Dans son viseur en prononçant ces mots, Ismaël, 14 ans qui se décrit comme «nerveux, distrait, perturbateur en classe». Avant d’ajouter : «Je vais pas vous mentir, mon niveau n’est pas très bon en cours.» Mais cet ado longiligne adore danser. En primaire déjà, il s’amusait à créer des chorégraphies à partir de vidéos Youtube. Il est ravi qu’un deuxième garçon, Melvyn, ait intégré son groupe cette année, pour faire taire les rumeurs : «Beaucoup me disaient que j’étais gay juste parce que je fais du hip-hop. Je le suis même pas, j’aime juste la danse, comme les autres aiment le foot ou le basket.»

Emilie Fritz souhaite offrir à ces gamins «de nouveaux horizons», en les sortant du quartier.
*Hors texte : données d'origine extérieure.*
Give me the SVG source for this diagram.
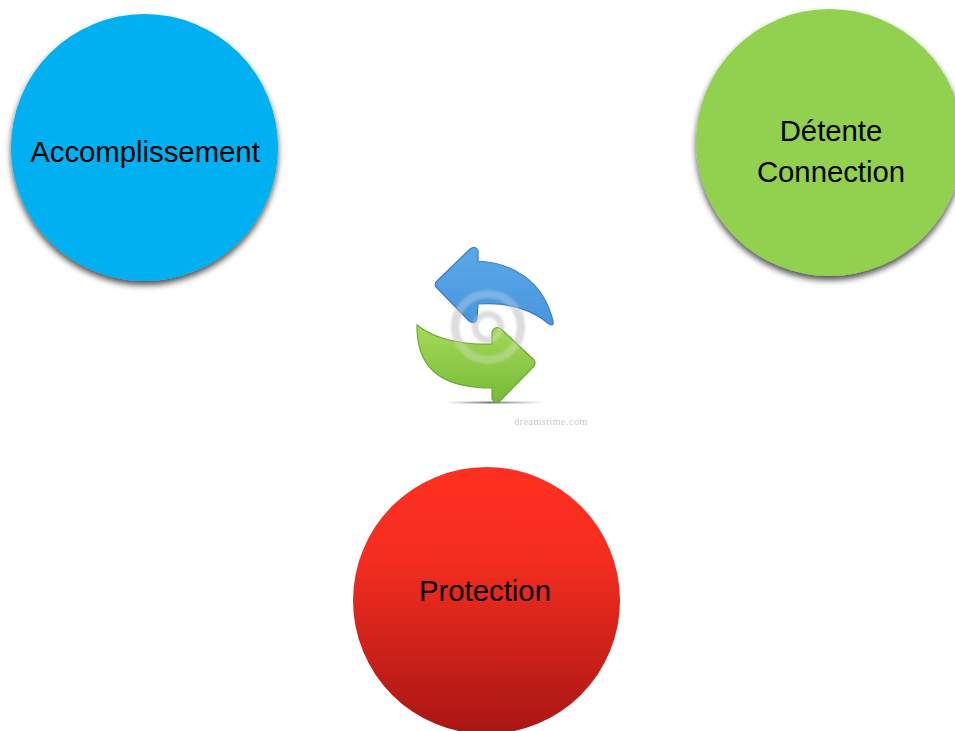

Son objectif ultime, intégrer les meilleurs dans les deux seuls lycées de France qui comptent des sections sportives d’excellence de hip-hop : Jean-Jacques Rousseau, à Sarcelles (Val-d’Oise) et surtout le lycée Turgot, en plein cœur de Paris. Le graal pour Patricia : «Pour sortir de mon environnement, ce serait super. Sinon je ne bougerai jamais d’ici.»